_To do_
Retype only the lines below from the one with "Clone this chart in matplotlib." to the one with "from matplotlib.ticker import", inclusive, skipping every image.

_Given information_
● ● ● ●

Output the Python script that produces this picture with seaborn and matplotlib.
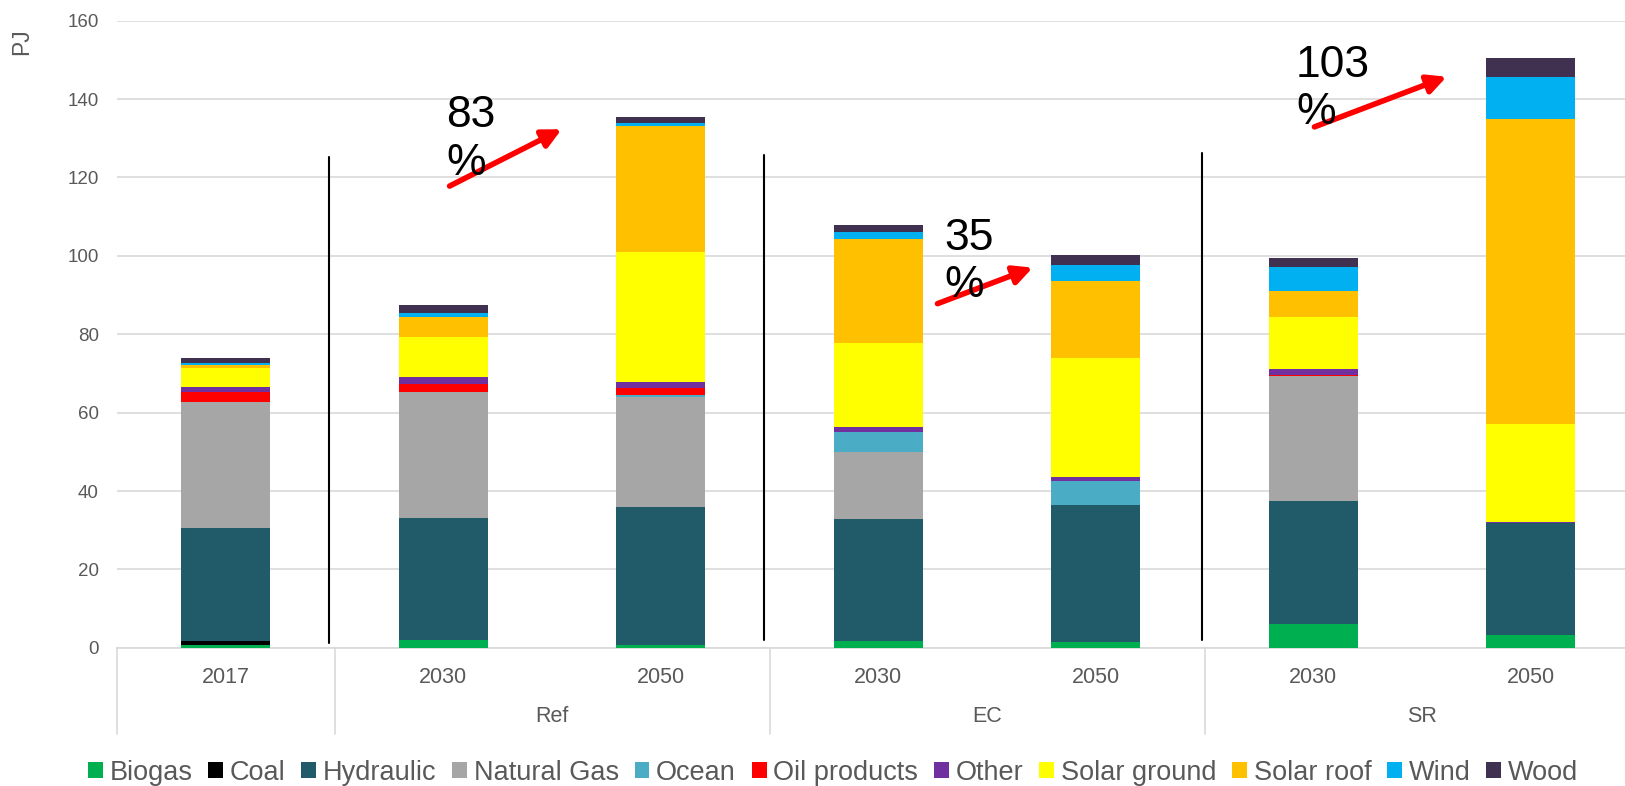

● ● ● ●

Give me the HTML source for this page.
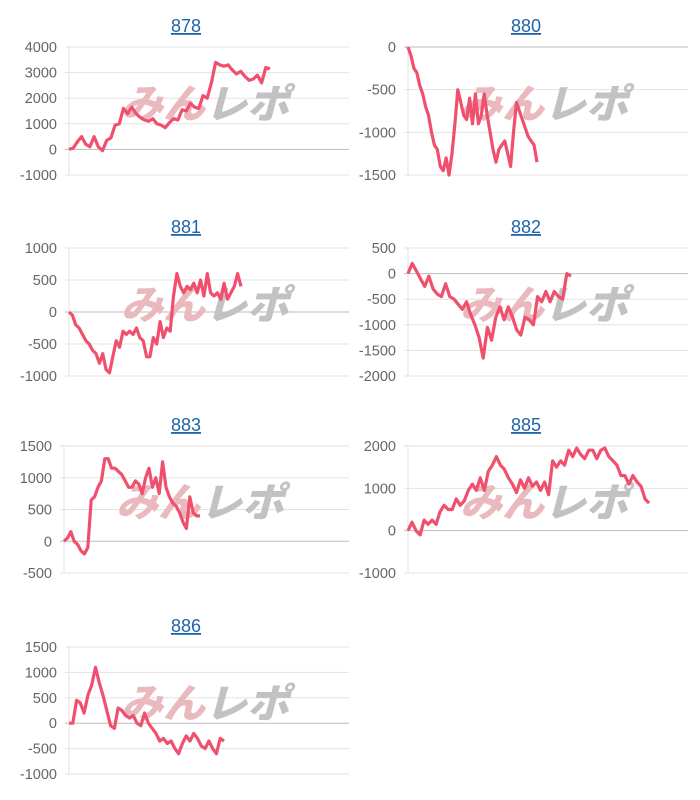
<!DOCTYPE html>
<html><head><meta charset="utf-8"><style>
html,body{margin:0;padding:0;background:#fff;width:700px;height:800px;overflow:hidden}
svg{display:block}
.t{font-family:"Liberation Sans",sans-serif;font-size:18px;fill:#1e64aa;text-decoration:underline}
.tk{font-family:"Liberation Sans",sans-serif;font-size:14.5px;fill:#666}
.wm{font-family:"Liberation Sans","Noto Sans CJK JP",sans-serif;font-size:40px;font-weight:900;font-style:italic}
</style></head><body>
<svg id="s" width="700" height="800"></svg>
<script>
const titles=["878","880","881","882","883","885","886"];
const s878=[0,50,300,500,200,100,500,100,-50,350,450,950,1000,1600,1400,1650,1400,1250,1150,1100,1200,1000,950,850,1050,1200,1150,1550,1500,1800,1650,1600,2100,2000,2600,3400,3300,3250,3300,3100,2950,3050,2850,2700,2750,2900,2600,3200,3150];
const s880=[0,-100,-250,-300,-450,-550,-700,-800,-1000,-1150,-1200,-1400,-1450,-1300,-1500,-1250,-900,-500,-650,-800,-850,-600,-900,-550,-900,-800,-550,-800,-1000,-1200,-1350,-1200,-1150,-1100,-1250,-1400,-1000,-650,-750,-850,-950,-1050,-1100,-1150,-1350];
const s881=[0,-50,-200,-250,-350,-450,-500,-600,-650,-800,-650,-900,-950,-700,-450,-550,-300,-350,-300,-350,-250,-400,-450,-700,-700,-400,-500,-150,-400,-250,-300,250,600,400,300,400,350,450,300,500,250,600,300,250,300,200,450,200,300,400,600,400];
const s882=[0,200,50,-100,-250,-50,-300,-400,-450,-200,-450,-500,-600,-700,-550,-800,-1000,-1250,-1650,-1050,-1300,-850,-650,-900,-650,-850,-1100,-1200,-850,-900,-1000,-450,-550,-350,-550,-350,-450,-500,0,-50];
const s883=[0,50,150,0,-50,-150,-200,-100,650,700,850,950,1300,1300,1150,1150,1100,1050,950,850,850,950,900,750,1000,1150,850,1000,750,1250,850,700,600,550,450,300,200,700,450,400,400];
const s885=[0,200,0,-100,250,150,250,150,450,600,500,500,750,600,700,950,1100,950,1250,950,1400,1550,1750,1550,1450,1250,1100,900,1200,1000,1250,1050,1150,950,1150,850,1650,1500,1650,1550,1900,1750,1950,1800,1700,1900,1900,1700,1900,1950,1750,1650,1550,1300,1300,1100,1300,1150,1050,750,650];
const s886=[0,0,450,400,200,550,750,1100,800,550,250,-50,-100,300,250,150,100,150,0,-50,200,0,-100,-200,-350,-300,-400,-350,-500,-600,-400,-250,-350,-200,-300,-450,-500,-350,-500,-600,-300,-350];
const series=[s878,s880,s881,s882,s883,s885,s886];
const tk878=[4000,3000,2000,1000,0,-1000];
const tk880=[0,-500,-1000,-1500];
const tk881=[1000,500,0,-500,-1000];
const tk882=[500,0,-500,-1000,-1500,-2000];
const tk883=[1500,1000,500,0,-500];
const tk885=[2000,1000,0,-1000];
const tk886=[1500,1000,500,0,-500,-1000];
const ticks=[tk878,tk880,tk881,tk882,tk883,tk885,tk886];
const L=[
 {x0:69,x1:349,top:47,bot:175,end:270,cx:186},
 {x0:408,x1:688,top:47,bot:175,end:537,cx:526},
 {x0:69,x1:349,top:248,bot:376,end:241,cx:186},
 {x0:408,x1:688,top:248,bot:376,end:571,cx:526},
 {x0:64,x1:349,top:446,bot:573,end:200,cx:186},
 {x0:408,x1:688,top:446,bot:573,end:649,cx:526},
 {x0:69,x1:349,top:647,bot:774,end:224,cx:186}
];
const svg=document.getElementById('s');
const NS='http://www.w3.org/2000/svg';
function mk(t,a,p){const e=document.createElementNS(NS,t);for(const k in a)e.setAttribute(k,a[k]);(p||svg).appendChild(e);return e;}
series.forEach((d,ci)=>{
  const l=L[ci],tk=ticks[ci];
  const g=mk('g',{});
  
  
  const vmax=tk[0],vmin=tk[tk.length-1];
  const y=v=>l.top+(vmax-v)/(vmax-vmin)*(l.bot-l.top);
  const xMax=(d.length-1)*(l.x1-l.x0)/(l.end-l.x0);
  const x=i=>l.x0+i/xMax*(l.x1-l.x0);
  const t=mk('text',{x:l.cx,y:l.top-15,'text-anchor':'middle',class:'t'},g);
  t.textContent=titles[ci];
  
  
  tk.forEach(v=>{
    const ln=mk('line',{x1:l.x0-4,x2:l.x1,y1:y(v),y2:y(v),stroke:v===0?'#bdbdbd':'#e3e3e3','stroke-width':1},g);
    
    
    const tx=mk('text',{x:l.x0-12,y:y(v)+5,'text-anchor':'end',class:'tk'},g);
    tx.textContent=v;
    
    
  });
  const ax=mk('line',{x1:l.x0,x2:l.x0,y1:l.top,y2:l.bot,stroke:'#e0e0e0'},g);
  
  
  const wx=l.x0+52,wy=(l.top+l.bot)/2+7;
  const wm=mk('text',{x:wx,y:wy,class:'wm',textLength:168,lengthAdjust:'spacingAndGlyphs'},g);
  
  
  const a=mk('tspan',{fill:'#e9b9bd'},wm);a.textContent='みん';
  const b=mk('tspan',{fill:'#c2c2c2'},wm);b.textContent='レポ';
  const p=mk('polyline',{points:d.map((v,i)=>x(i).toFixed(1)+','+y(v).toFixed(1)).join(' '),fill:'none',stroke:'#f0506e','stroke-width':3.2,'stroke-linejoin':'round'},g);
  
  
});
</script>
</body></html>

● ● ● ●

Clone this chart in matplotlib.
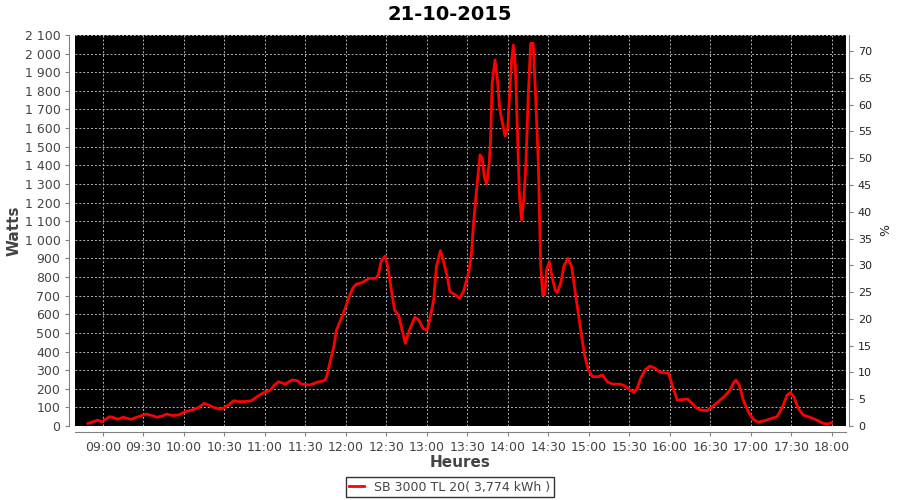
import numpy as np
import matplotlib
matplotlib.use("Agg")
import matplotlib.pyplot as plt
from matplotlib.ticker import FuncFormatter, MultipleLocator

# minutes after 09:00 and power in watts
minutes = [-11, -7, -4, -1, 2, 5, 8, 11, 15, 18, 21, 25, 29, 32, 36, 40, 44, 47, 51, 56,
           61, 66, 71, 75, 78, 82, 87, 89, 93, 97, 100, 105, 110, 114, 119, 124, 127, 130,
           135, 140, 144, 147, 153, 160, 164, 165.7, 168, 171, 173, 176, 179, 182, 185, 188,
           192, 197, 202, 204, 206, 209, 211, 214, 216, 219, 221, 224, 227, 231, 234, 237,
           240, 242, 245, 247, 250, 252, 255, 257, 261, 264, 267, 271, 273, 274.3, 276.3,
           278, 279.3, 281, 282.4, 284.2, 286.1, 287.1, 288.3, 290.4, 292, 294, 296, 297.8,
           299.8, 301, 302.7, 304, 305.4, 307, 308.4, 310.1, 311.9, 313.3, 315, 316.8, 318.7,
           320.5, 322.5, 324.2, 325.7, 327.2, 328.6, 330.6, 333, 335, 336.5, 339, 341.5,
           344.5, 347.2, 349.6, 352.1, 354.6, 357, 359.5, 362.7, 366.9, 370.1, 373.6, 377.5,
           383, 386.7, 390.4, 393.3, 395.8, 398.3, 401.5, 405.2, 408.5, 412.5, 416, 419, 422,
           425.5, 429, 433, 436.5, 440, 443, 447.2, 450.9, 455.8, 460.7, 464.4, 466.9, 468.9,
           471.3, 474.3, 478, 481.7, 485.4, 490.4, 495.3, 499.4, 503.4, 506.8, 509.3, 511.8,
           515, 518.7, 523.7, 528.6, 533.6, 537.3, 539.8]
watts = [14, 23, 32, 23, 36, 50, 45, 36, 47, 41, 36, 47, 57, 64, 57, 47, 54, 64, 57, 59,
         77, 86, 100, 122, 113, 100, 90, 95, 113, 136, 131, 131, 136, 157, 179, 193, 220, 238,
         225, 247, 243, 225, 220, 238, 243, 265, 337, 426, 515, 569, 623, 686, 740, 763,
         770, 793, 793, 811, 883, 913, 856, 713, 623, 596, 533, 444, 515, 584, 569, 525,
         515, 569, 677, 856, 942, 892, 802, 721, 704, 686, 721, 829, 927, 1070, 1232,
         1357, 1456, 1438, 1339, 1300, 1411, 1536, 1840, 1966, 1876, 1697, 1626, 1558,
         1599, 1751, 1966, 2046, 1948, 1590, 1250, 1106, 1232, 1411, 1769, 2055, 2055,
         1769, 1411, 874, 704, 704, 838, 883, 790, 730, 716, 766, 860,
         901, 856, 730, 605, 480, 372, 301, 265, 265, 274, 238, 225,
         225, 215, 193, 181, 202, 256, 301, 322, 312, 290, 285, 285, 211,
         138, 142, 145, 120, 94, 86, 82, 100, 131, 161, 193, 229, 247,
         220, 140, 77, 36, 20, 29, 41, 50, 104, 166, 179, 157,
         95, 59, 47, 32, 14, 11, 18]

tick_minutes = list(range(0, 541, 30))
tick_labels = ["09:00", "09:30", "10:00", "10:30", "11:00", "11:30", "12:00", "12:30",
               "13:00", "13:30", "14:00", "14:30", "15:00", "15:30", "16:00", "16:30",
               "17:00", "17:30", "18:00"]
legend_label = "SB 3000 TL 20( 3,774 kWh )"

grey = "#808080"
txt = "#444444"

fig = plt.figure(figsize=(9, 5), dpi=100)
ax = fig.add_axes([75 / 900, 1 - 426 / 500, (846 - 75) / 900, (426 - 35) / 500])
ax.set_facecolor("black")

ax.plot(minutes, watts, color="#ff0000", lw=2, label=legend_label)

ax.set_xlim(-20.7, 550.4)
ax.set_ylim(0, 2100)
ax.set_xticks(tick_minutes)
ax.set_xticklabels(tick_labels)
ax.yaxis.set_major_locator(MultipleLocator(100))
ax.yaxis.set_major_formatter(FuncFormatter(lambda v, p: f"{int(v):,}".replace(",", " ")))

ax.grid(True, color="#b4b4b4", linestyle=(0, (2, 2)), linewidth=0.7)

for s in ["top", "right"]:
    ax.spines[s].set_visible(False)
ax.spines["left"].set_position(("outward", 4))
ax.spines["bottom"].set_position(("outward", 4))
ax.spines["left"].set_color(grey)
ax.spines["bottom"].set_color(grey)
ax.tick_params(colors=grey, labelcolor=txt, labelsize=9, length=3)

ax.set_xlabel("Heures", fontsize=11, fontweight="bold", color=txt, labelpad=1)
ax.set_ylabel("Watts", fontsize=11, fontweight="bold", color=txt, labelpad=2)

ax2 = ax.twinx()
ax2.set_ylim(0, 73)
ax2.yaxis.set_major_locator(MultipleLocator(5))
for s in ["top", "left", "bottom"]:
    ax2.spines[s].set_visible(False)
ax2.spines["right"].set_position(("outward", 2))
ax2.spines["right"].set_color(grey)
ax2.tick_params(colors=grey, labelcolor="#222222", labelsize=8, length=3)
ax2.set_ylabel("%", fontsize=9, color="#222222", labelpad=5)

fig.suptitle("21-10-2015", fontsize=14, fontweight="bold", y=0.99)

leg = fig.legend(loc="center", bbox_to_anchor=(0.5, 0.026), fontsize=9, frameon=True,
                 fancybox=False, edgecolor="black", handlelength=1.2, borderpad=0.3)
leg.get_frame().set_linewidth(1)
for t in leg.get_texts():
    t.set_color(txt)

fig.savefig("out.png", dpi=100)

● ● ● ●

_Completed task_
Clone this chart in matplotlib.
import numpy as np
import matplotlib
matplotlib.use("Agg")
import matplotlib.pyplot as plt
from matplotlib.ticker import FuncFormatter, MultipleLocator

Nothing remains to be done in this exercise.